In re Guardianship of Simmons, Wood App. No. WD-02-039, 2003-Ohio-5416.
{¶ 10} In the instant case, the record reflects that a hearing was held on August 31, 2005 regarding two applications for appointment of guardian over the ward. According to the record, the ward and his next of kin were notified of, and present at, this hearing, thus fulfilling the procedural statutory requirements. Although appellant had not filed her application at the time, she was present at the hearing and she did, in fact, testify. Additionally, the court informed appellant that if she wished to file an application at a later time, a subsequent hearing regarding appointing a guardian would not be scheduled. Furthermore, the court held a hearing on February 9, 2006, regarding appellant's, among others, objections to the magistrate's decision, recommending appointment of Webster as the ward's guardian. Again, appellant was present at this hearing. We review the probate court's appointment of a guardian over an incompetent for an abuse of discretion. "The paramount concern is the welfare of the ward and absent an abuse of discretion the probate court's decision will not be disturbed." In re Tutt (Aug. 31, 2000), Cuyahoga App. No. 77028.

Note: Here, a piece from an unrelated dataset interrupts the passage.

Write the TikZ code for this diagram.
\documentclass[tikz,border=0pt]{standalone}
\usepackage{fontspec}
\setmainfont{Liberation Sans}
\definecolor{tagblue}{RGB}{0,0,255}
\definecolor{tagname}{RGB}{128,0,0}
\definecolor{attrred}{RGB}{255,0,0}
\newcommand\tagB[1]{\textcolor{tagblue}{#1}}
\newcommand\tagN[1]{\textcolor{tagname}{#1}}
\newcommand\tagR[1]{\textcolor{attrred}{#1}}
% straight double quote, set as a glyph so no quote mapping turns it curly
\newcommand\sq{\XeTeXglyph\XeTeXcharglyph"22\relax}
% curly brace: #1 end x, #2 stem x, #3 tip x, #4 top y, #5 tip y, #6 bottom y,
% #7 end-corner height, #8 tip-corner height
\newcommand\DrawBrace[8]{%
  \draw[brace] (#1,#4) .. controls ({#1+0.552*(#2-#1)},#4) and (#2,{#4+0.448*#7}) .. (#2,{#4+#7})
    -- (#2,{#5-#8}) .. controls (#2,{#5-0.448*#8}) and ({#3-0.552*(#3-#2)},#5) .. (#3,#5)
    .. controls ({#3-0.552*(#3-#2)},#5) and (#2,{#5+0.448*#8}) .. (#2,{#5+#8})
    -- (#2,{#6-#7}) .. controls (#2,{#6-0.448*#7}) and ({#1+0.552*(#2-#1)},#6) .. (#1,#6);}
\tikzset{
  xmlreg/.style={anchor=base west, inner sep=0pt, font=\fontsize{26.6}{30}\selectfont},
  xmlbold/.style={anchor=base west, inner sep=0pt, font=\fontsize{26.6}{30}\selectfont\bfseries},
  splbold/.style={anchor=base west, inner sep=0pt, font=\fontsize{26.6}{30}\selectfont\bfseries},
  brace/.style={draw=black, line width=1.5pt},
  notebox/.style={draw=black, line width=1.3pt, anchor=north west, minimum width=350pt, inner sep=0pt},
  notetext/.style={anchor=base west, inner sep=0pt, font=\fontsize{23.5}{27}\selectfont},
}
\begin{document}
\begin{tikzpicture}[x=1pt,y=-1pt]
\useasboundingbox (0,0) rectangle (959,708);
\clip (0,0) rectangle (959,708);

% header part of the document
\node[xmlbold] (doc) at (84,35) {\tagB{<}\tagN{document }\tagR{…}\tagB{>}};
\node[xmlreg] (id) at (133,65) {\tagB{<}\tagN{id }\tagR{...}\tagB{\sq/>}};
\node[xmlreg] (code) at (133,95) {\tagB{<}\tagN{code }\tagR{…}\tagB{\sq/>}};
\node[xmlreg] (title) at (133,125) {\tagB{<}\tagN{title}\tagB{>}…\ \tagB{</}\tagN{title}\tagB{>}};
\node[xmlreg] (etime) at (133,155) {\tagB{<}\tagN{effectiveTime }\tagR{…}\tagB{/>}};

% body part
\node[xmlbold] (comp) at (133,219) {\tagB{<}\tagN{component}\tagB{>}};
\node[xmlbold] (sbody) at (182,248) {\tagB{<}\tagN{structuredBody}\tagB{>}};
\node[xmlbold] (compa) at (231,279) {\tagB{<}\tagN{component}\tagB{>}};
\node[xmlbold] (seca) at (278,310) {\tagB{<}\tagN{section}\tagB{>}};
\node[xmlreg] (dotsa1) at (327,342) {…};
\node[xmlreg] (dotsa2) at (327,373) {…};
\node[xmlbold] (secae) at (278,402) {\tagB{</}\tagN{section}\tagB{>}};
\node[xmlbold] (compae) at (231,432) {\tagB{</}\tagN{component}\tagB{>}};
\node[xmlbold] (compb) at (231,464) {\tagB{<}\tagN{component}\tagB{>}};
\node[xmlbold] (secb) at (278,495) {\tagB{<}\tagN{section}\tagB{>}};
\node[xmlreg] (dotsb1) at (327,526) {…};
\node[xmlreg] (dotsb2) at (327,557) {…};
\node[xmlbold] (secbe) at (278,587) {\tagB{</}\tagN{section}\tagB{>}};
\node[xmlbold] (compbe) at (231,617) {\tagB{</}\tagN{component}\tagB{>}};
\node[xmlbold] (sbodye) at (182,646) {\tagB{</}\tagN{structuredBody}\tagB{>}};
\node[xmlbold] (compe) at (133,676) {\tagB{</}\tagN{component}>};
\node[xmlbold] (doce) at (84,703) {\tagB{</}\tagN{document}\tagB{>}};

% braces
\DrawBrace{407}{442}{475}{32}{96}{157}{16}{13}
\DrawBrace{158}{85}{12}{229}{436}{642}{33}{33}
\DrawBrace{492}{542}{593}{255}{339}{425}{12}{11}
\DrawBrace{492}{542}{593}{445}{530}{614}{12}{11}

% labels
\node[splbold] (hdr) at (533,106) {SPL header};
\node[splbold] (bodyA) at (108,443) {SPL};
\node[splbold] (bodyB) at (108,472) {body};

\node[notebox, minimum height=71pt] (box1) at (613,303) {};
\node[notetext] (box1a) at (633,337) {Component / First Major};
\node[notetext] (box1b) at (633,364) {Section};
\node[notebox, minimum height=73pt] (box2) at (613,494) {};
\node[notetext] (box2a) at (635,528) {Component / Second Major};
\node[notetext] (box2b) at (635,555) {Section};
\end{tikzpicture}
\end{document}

{¶ 11} In the instant case, not only was appellant's right to request a hearing preserved when the court served her with notice of the August 31, 2005 hearing, she was present at that hearing, she was heard, and she did not request to be appointed her husband's guardian at that time, despite the fact that the court informed all parties no further hearings would be held. Two weeks later, when she filed her application to be appointed guardian, she did so knowing that the court would take her application into consideration based on her previous testimony. Appellant points to, and we can find, no law requiring the court to hold an additional hearing. See In re Guardianship of Hill (1963), 196 N.E.2d 816 (holding that "[w]here the probate court appoints a guardian for an incompetent, either on its own motion or pursuant to an application made in accordance with Ohio Rev. Code Ann. § 2111.03, there is no statutory requirement for a hearing on every other application which may have been filed pursuant to § 2111.03. In such an instance, the probate court can apparently either decline to have a hearing on what would then have become a superfluous application for appointment, overrule such application without hearing or dismiss it without hearing as involving a moot matter").

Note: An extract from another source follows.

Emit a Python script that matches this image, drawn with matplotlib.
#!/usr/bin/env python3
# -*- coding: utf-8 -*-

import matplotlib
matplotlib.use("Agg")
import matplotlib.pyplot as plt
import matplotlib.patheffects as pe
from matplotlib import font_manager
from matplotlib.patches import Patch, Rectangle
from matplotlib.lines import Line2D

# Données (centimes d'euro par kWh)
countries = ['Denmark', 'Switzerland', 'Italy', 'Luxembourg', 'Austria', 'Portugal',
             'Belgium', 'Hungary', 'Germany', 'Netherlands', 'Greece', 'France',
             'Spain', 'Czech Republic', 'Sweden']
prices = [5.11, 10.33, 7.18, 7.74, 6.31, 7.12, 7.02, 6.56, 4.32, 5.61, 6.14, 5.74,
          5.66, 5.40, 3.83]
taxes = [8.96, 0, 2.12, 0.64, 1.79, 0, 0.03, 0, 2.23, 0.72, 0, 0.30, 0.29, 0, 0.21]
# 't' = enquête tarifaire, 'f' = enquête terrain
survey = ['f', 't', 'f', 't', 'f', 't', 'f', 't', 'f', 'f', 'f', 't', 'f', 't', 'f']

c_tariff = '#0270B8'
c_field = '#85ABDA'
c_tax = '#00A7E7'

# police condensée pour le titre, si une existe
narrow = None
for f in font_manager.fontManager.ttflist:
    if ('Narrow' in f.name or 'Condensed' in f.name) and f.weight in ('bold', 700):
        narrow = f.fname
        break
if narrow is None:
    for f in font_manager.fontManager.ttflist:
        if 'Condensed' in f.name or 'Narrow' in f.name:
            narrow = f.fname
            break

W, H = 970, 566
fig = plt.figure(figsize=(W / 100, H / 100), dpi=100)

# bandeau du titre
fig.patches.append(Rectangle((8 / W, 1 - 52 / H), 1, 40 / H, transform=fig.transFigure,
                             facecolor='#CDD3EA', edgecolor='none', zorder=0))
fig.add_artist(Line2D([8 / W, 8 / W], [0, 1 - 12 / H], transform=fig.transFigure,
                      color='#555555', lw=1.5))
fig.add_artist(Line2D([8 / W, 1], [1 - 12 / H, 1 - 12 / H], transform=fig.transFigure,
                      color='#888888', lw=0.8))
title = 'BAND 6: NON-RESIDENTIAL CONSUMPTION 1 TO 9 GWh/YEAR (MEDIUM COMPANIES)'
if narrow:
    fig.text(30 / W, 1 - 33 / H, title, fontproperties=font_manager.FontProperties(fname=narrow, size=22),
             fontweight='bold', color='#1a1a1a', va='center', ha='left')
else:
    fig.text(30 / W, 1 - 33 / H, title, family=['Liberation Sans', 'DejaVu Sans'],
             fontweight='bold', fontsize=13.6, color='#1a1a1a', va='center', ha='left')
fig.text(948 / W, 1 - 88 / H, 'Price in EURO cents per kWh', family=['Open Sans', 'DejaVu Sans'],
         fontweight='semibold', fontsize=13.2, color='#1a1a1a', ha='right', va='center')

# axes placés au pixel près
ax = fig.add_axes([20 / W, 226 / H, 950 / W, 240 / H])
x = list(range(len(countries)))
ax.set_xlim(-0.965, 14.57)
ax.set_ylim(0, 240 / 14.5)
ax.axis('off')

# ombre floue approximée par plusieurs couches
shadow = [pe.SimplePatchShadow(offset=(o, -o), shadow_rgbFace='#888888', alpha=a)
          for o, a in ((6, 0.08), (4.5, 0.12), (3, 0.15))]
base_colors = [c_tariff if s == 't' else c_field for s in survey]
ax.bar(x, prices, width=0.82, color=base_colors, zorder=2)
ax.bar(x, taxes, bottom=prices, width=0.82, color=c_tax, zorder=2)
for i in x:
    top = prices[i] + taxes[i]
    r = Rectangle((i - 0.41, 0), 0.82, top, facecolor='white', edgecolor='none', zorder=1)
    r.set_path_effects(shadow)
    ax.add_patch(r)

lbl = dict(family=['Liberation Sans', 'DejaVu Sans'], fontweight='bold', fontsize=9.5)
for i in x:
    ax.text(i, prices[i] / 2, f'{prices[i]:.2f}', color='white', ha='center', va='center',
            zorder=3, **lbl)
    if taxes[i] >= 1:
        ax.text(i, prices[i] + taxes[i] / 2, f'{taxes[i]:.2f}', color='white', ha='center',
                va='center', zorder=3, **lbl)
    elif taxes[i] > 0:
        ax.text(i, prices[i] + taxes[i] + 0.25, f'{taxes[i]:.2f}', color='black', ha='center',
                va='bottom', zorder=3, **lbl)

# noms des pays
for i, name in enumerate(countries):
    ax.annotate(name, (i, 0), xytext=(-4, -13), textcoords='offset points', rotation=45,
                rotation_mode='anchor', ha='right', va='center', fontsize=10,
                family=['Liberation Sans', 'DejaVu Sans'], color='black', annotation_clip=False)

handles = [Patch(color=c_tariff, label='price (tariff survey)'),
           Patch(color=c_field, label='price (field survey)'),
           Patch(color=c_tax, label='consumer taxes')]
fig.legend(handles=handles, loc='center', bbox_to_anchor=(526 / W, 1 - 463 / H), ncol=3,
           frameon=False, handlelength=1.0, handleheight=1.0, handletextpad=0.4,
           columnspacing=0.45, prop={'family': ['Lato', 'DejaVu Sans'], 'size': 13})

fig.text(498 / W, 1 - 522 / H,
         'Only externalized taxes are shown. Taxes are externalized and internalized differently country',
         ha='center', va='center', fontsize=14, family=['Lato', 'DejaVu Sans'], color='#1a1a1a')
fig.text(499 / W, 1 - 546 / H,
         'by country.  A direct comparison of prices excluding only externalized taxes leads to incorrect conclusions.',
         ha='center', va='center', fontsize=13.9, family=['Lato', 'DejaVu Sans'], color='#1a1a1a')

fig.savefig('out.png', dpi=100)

{¶ 12} Accordingly, appellant's argument that her due process rights were violated is without merit, and her first assignment of error is overruled.
III
{¶ 13} In her second and final assignment of error, appellant argues that "the trial court erred when it failed to properly exercise the discretion granted to it by O.R.C. Chapter 2111, in appointing appellee, Charles K. Webster, as guardian for appellant's husband, John C. Collins." Specifically, appellant does not argue that the court erred in appointing Webster as guardian; rather, she argues that the court erred by failing to appoint her as guardian, when it "perversely and unjustly interposed its will between the marital union for no apparent reason * * * by preventing her from exercising her marital duty to provide care for her husband * * *."
{¶ 14} Ohio courts have held that there is no statutory preference for who should be appointed the guardian of a person declared incompetent: "Although courts generally select the next of kin or those with familial ties or someone acceptable to such persons on the theory that they will be the ones most concerned with the ward's welfare, they have great discretion in this matter and are not required to do so. Courts may appoint a stranger as guardian if it is in the best interest of the incompetent." In re Guardianship of Terzano (Dec. 7. 1990), Lake App. No. 90-L-14-050. In Terzano, the probate court concluded that an independent guardian "who would objectively administer the affairs of the ward" was in the ward's best interest because of "familial acrimony." The Eleventh District Court of Appeals found that this conclusion was well within the probate court's discretion. Id.
{¶ 15} In the instant case, no transcript of the proceedings was filed; however, from the magistrate's December 20, 2005 decision, we glean the following information. The ward's three children from his first marriage were opposed to Terry being appointed guardian. Appellant was originally in favor of Terry being appointed guardian, however, she testified that she did not feel that the ward required a guardian, as she and Terry "could manage him without the necessity of court involvement." Ultimately, appellant changed her mind and submitted her own application to be appointed guardian. Furthermore, appellant testified that her husband's children from his first marriage "are trying to take the ward's money rather than preserve the best interests of their father." The manager of the nursing home where the ward resides testified that conflict occurs when Marc, one of the ward's children from his first marriage, visits the ward. Terry testified that he has had several disputes with Marc regarding business and financial affairs, including the ward's assets, which are valued at approximately $1.5 million. Two of the ward's children from his first marriage testified that they have had unfavorable experiences with Terry regarding their father and they support the appointment of a third-party guardian.
{¶ 16} The magistrate recommended that an independent, neutral guardian be appointed, "based upon the evidence and testimony of the witnesses which clearly established family hostility between children of the first marriage and children of the second marriage." We can find no abuse of discretion in the court's adopting this recommendation. How well-qualified the appellant may be to serve as the ward's guardian becomes immaterial when the court finds that "an independent person outside of the family and not aligned with any of the family members should be appointed." Given this, coupled with the fact that appellant offers no argument why Webster should not have been appointed as the independent guardian, appellant's second and final assignment of error is overruled.
Judgment affirmed.
It is ordered that appellees recover from appellant costs herein taxed.
It is ordered that a special mandate be sent to said court to carry this judgment into execution.
A certified copy of this entry shall constitute the mandate pursuant to Rule 27 of the Rules of Appellate Procedure.
COLLEEN CONWAY COONEY, P. J., and ANN DYKE, J., CONCUR.